■ What this task involves: Without the pictures, set down every line of the data exactly.

■ Supplied material:
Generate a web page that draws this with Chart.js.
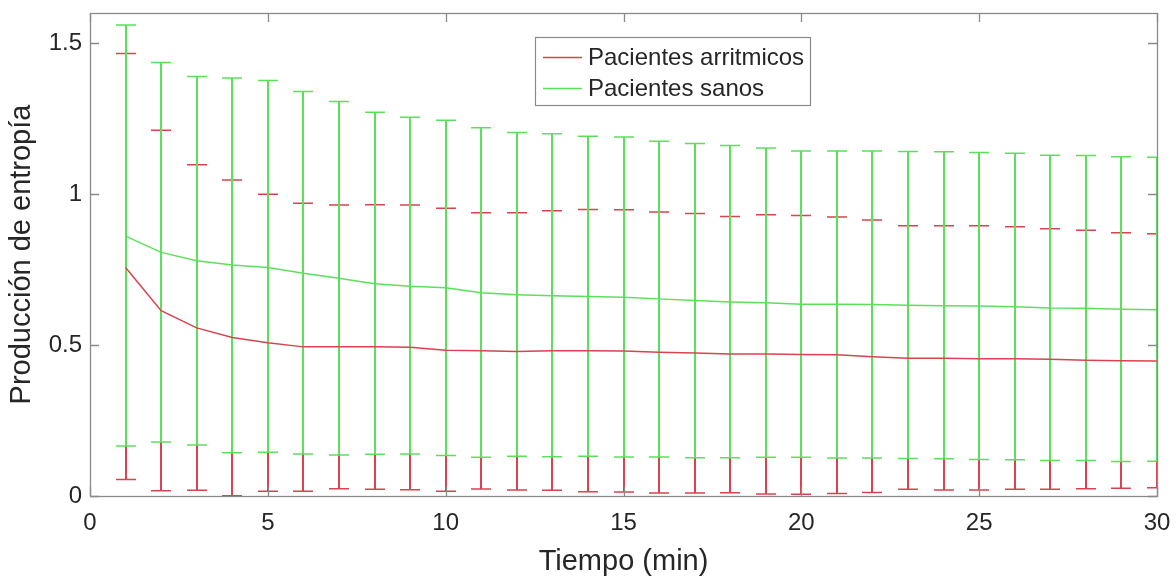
<!DOCTYPE html>
<html><head><meta charset="utf-8">
<script src="https://cdn.jsdelivr.net/npm/chart.js@4/dist/chart.umd.min.js"></script>
<style>html,body{margin:0;padding:0;background:#fff;overflow:hidden}#wrap{width:1176px;height:579px;position:relative}</style>
</head><body><div id="wrap"><canvas id="c" width="1176" height="579"></canvas></div>
<script>
const minutes = [1,2,3,4,5,6,7,8,9,10,11,12,13,14,15,16,17,18,19,20,21,22,23,24,25,26,27,28,29,30];
const arritMean  = [0.757,0.614,0.557,0.525,0.508,0.494,0.494,0.494,0.493,0.483,0.481,0.479,0.481,0.481,0.480,0.476,0.474,0.470,0.470,0.469,0.468,0.461,0.456,0.456,0.455,0.455,0.453,0.450,0.448,0.447];
const arritUpper = [1.466,1.212,1.097,1.047,1.000,0.970,0.964,0.965,0.964,0.953,0.938,0.938,0.945,0.949,0.948,0.941,0.936,0.926,0.932,0.929,0.924,0.914,0.895,0.895,0.895,0.892,0.885,0.880,0.872,0.869];
const arritLower = [0.055,0.017,0.019,0.001,0.016,0.016,0.024,0.022,0.021,0.016,0.023,0.020,0.019,0.014,0.013,0.010,0.010,0.011,0.007,0.006,0.008,0.012,0.022,0.020,0.020,0.022,0.022,0.024,0.026,0.027];
const sanosMean  = [0.861,0.807,0.779,0.765,0.757,0.738,0.721,0.703,0.695,0.690,0.673,0.667,0.663,0.661,0.658,0.653,0.648,0.643,0.640,0.635,0.635,0.634,0.632,0.630,0.629,0.627,0.623,0.622,0.619,0.617];
const sanosUpper = [1.560,1.436,1.390,1.385,1.376,1.340,1.307,1.271,1.255,1.245,1.220,1.204,1.200,1.192,1.189,1.175,1.168,1.161,1.153,1.143,1.143,1.143,1.141,1.140,1.138,1.135,1.129,1.128,1.124,1.122];
const sanosLower = [0.166,0.179,0.169,0.143,0.145,0.139,0.136,0.138,0.139,0.134,0.128,0.132,0.130,0.132,0.129,0.129,0.127,0.127,0.128,0.128,0.126,0.126,0.124,0.123,0.121,0.120,0.118,0.118,0.114,0.115];
const seriesNames = ['Pacientes arritmicos','Pacientes sanos'];
const xTicks = [0,5,10,15,20,25,30];
const xTickLabels = ['0','5','10','15','20','25','30'];
const yTicks = [0,0.5,1,1.5];
const yTickLabels = ['0','0.5','1','1.5'];
const xTitle = 'Tiempo (min)';
const yTitle = 'Producción de entropía';

const RED = '#d9434f', GREEN = '#5ce05c', AXIS = '#8a8a8a', TEXT = '#262626';
const FONT = "'Liberation Sans', Arial, sans-serif";

const series = [
  {name: seriesNames[0], color: RED, mean: arritMean, upper: arritUpper, lower: arritLower},
  {name: seriesNames[1], color: GREEN, mean: sanosMean, upper: sanosUpper, lower: sanosLower}
];

const errorBars = {
  id: 'errorBars',
  beforeDatasetsDraw(chart) {
    const {ctx, chartArea: a, scales: {x, y}} = chart;
    ctx.save();
    ctx.beginPath(); ctx.rect(a.left, a.top, a.right - a.left + 1, a.bottom - a.top); ctx.clip();
    series.forEach(s => {
      ctx.strokeStyle = s.color;
      ctx.lineWidth = 2;
      ctx.beginPath();
      minutes.forEach((m, i) => {
        const px = Math.round(x.getPixelForValue(m));
        ctx.moveTo(px, y.getPixelForValue(s.upper[i]));
        ctx.lineTo(px, y.getPixelForValue(s.lower[i]));
      });
      ctx.stroke();
      ctx.lineWidth = 1.5;
      ctx.beginPath();
      minutes.forEach((m, i) => {
        const px = Math.round(x.getPixelForValue(m));
        const pu = y.getPixelForValue(s.upper[i]);
        const pl = y.getPixelForValue(s.lower[i]);
        ctx.moveTo(px - 10, pu); ctx.lineTo(px + 10, pu);
        ctx.moveTo(px - 10, pl); ctx.lineTo(px + 10, pl);
      });
      ctx.stroke();
    });
    ctx.restore();
  }
};

const frame = {
  id: 'frame',
  afterDraw(chart) {
    const {ctx, chartArea: a, scales: {x, y}} = chart;
    ctx.save();
    ctx.strokeStyle = AXIS; ctx.lineWidth = 1.3;
    ctx.strokeRect(a.left + 0.5, a.top + 0.5, a.right - a.left, a.bottom - a.top);
    ctx.beginPath();
    const tl = 9;
    xTicks.forEach(v => {
      const px = Math.round(x.getPixelForValue(v)) + 0.5;
      ctx.moveTo(px, a.bottom); ctx.lineTo(px, a.bottom - tl);
      ctx.moveTo(px, a.top); ctx.lineTo(px, a.top + tl);
    });
    yTicks.forEach(v => {
      const py = Math.round(y.getPixelForValue(v)) + 0.5;
      ctx.moveTo(a.left, py); ctx.lineTo(a.left + tl, py);
      ctx.moveTo(a.right, py); ctx.lineTo(a.right - tl, py);
    });
    ctx.stroke();
    // legend
    const lx = 535.5, ly = 37.5, lw = 275, lh = 68;
    ctx.fillStyle = '#fff'; ctx.fillRect(lx, ly, lw, lh);
    ctx.strokeStyle = AXIS; ctx.lineWidth = 1.2; ctx.strokeRect(lx, ly, lw, lh);
    ctx.font = '24px ' + FONT; ctx.textBaseline = 'middle'; ctx.textAlign = 'left';
    series.forEach((s, i) => {
      const cy = 57 + i * 31;
      ctx.strokeStyle = s.color; ctx.lineWidth = 1.3;
      ctx.beginPath(); ctx.moveTo(543, cy + 0.5); ctx.lineTo(582, cy + 0.5); ctx.stroke();
      ctx.fillStyle = TEXT; ctx.fillText(s.name, 588, cy + 1);
    });
    ctx.restore();
  }
};

const zeroPad = s => { s.paddingTop = 0; s.paddingBottom = 0; s.paddingLeft = 0; s.paddingRight = 0; };

new Chart(document.getElementById('c'), {
  type: 'line',
  data: {
    datasets: series.map(s => ({
      label: s.name,
      data: minutes.map((m, i) => ({x: m, y: s.mean[i]})),
      borderColor: s.color, borderWidth: 1.5, pointRadius: 0, tension: 0, fill: false
    }))
  },
  options: {
    responsive: false, animation: false, devicePixelRatio: 1,
    layout: {padding: {top: 13, right: 19, left: 0, bottom: 0}},
    plugins: {legend: {display: false}, tooltip: {enabled: false}},
    scales: {
      x: {
        type: 'linear', min: 0, max: 30,
        afterBuildTicks: s => { s.ticks = xTicks.map(v => ({value: v})); },
        afterFit: s => { s.height = 83; zeroPad(s); },
        grid: {display: false, drawTicks: false}, border: {display: false},
        ticks: {padding: 13, color: TEXT, font: {family: FONT, size: 24}, maxRotation: 0,
                callback: (v) => xTickLabels[xTicks.indexOf(v)]},
        title: {display: true, text: xTitle, color: TEXT, font: {family: FONT, size: 29}, padding: {top: 0, bottom: 0}}
      },
      y: {
        type: 'linear', min: 0, max: 1.6,
        afterBuildTicks: s => { s.ticks = yTicks.map(v => ({value: v})); },
        afterFit: s => { s.width = 90; zeroPad(s); },
        grid: {display: false, drawTicks: false}, border: {display: false},
        ticks: {padding: 8, color: TEXT, font: {family: FONT, size: 24},
                callback: (v) => yTickLabels[yTicks.indexOf(v)]},
        title: {display: true, text: yTitle, color: TEXT, font: {family: FONT, size: 29}, padding: {top: 5, bottom: 0}}
      }
    }
  },
  plugins: [errorBars, frame]
});
</script></body></html>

■ Problem solution:
Generate a web page that draws this with Chart.js.
<!DOCTYPE html>
<html><head><meta charset="utf-8">
<script src="https://cdn.jsdelivr.net/npm/chart.js@4/dist/chart.umd.min.js"></script>
<style>html,body{margin:0;padding:0;background:#fff;overflow:hidden}#wrap{width:1176px;height:579px;position:relative}</style>
</head><body><div id="wrap"><canvas id="c" width="1176" height="579"></canvas></div>
<script>
const minutes = [1,2,3,4,5,6,7,8,9,10,11,12,13,14,15,16,17,18,19,20,21,22,23,24,25,26,27,28,29,30];
const arritMean  = [0.757,0.614,0.557,0.525,0.508,0.494,0.494,0.494,0.493,0.483,0.481,0.479,0.481,0.481,0.480,0.476,0.474,0.470,0.470,0.469,0.468,0.461,0.456,0.456,0.455,0.455,0.453,0.450,0.448,0.447];
const arritUpper = [1.466,1.212,1.097,1.047,1.000,0.970,0.964,0.965,0.964,0.953,0.938,0.938,0.945,0.949,0.948,0.941,0.936,0.926,0.932,0.929,0.924,0.914,0.895,0.895,0.895,0.892,0.885,0.880,0.872,0.869];
const arritLower = [0.055,0.017,0.019,0.001,0.016,0.016,0.024,0.022,0.021,0.016,0.023,0.020,0.019,0.014,0.013,0.010,0.010,0.011,0.007,0.006,0.008,0.012,0.022,0.020,0.020,0.022,0.022,0.024,0.026,0.027];
const sanosMean  = [0.861,0.807,0.779,0.765,0.757,0.738,0.721,0.703,0.695,0.690,0.673,0.667,0.663,0.661,0.658,0.653,0.648,0.643,0.640,0.635,0.635,0.634,0.632,0.630,0.629,0.627,0.623,0.622,0.619,0.617];
const sanosUpper = [1.560,1.436,1.390,1.385,1.376,1.340,1.307,1.271,1.255,1.245,1.220,1.204,1.200,1.192,1.189,1.175,1.168,1.161,1.153,1.143,1.143,1.143,1.141,1.140,1.138,1.135,1.129,1.128,1.124,1.122];
const sanosLower = [0.166,0.179,0.169,0.143,0.145,0.139,0.136,0.138,0.139,0.134,0.128,0.132,0.130,0.132,0.129,0.129,0.127,0.127,0.128,0.128,0.126,0.126,0.124,0.123,0.121,0.120,0.118,0.118,0.114,0.115];
const seriesNames = ['Pacientes arritmicos','Pacientes sanos'];
const xTicks = [0,5,10,15,20,25,30];
const xTickLabels = ['0','5','10','15','20','25','30'];
const yTicks = [0,0.5,1,1.5];
const yTickLabels = ['0','0.5','1','1.5'];
const xTitle = 'Tiempo (min)';
const yTitle = 'Producción de entropía';

const RED = '#d9434f', GREEN = '#5ce05c', AXIS = '#8a8a8a', TEXT = '#262626';
const FONT = "'Liberation Sans', Arial, sans-serif";

const series = [
  {name: seriesNames[0], color: RED, mean: arritMean, upper: arritUpper, lower: arritLower},
  {name: seriesNames[1], color: GREEN, mean: sanosMean, upper: sanosUpper, lower: sanosLower}
];

const errorBars = {
  id: 'errorBars',
  beforeDatasetsDraw(chart) {
    const {ctx, chartArea: a, scales: {x, y}} = chart;
    ctx.save();
    ctx.beginPath(); ctx.rect(a.left, a.top, a.right - a.left + 1, a.bottom - a.top); ctx.clip();
    series.forEach(s => {
      ctx.strokeStyle = s.color;
      ctx.lineWidth = 2;
      ctx.beginPath();
      minutes.forEach((m, i) => {
        const px = Math.round(x.getPixelForValue(m));
        ctx.moveTo(px, y.getPixelForValue(s.upper[i]));
        ctx.lineTo(px, y.getPixelForValue(s.lower[i]));
      });
      ctx.stroke();
      ctx.lineWidth = 1.5;
      ctx.beginPath();
      minutes.forEach((m, i) => {
        const px = Math.round(x.getPixelForValue(m));
        const pu = y.getPixelForValue(s.upper[i]);
        const pl = y.getPixelForValue(s.lower[i]);
        ctx.moveTo(px - 10, pu); ctx.lineTo(px + 10, pu);
        ctx.moveTo(px - 10, pl); ctx.lineTo(px + 10, pl);
      });
      ctx.stroke();
    });
    ctx.restore();
  }
};

const frame = {
  id: 'frame',
  afterDraw(chart) {
    const {ctx, chartArea: a, scales: {x, y}} = chart;
    ctx.save();
    ctx.strokeStyle = AXIS; ctx.lineWidth = 1.3;
    ctx.strokeRect(a.left + 0.5, a.top + 0.5, a.right - a.left, a.bottom - a.top);
    ctx.beginPath();
    const tl = 9;
    xTicks.forEach(v => {
      const px = Math.round(x.getPixelForValue(v)) + 0.5;
      ctx.moveTo(px, a.bottom); ctx.lineTo(px, a.bottom - tl);
      ctx.moveTo(px, a.top); ctx.lineTo(px, a.top + tl);
    });
    yTicks.forEach(v => {
      const py = Math.round(y.getPixelForValue(v)) + 0.5;
      ctx.moveTo(a.left, py); ctx.lineTo(a.left + tl, py);
      ctx.moveTo(a.right, py); ctx.lineTo(a.right - tl, py);
    });
    ctx.stroke();
    // legend
    const lx = 535.5, ly = 37.5, lw = 275, lh = 68;
    ctx.fillStyle = '#fff'; ctx.fillRect(lx, ly, lw, lh);
    ctx.strokeStyle = AXIS; ctx.lineWidth = 1.2; ctx.strokeRect(lx, ly, lw, lh);
    ctx.font = '24px ' + FONT; ctx.textBaseline = 'middle'; ctx.textAlign = 'left';
    series.forEach((s, i) => {
      const cy = 57 + i * 31;
      ctx.strokeStyle = s.color; ctx.lineWidth = 1.3;
      ctx.beginPath(); ctx.moveTo(543, cy + 0.5); ctx.lineTo(582, cy + 0.5); ctx.stroke();
      ctx.fillStyle = TEXT; ctx.fillText(s.name, 588, cy + 1);
    });
    ctx.restore();
  }
};

const zeroPad = s => { s.paddingTop = 0; s.paddingBottom = 0; s.paddingLeft = 0; s.paddingRight = 0; };

new Chart(document.getElementById('c'), {
  type: 'line',
  data: {
    datasets: series.map(s => ({
      label: s.name,
      data: minutes.map((m, i) => ({x: m, y: s.mean[i]})),
      borderColor: s.color, borderWidth: 1.5, pointRadius: 0, tension: 0, fill: false
    }))
  },
  options: {
    responsive: false, animation: false, devicePixelRatio: 1,
    layout: {padding: {top: 13, right: 19, left: 0, bottom: 0}},
    plugins: {legend: {display: false}, tooltip: {enabled: false}},
    scales: {
      x: {
        type: 'linear', min: 0, max: 30,
        afterBuildTicks: s => { s.ticks = xTicks.map(v => ({value: v})); },
        afterFit: s => { s.height = 83; zeroPad(s); },
        grid: {display: false, drawTicks: false}, border: {display: false},
        ticks: {padding: 13, color: TEXT, font: {family: FONT, size: 24}, maxRotation: 0,
                callback: (v) => xTickLabels[xTicks.indexOf(v)]},
        title: {display: true, text: xTitle, color: TEXT, font: {family: FONT, size: 29}, padding: {top: 0, bottom: 0}}
      },
      y: {
        type: 'linear', min: 0, max: 1.6,
        afterBuildTicks: s => { s.ticks = yTicks.map(v => ({value: v})); },
        afterFit: s => { s.width = 90; zeroPad(s); },
        grid: {display: false, drawTicks: false}, border: {display: false},
        ticks: {padding: 8, color: TEXT, font: {family: FONT, size: 24},
                callback: (v) => yTickLabels[yTicks.indexOf(v)]},
        title: {display: true, text: yTitle, color: TEXT, font: {family: FONT, size: 29}, padding: {top: 5, bottom: 0}}
      }
    }
  },
  plugins: [errorBars, frame]
});
</script></body></html>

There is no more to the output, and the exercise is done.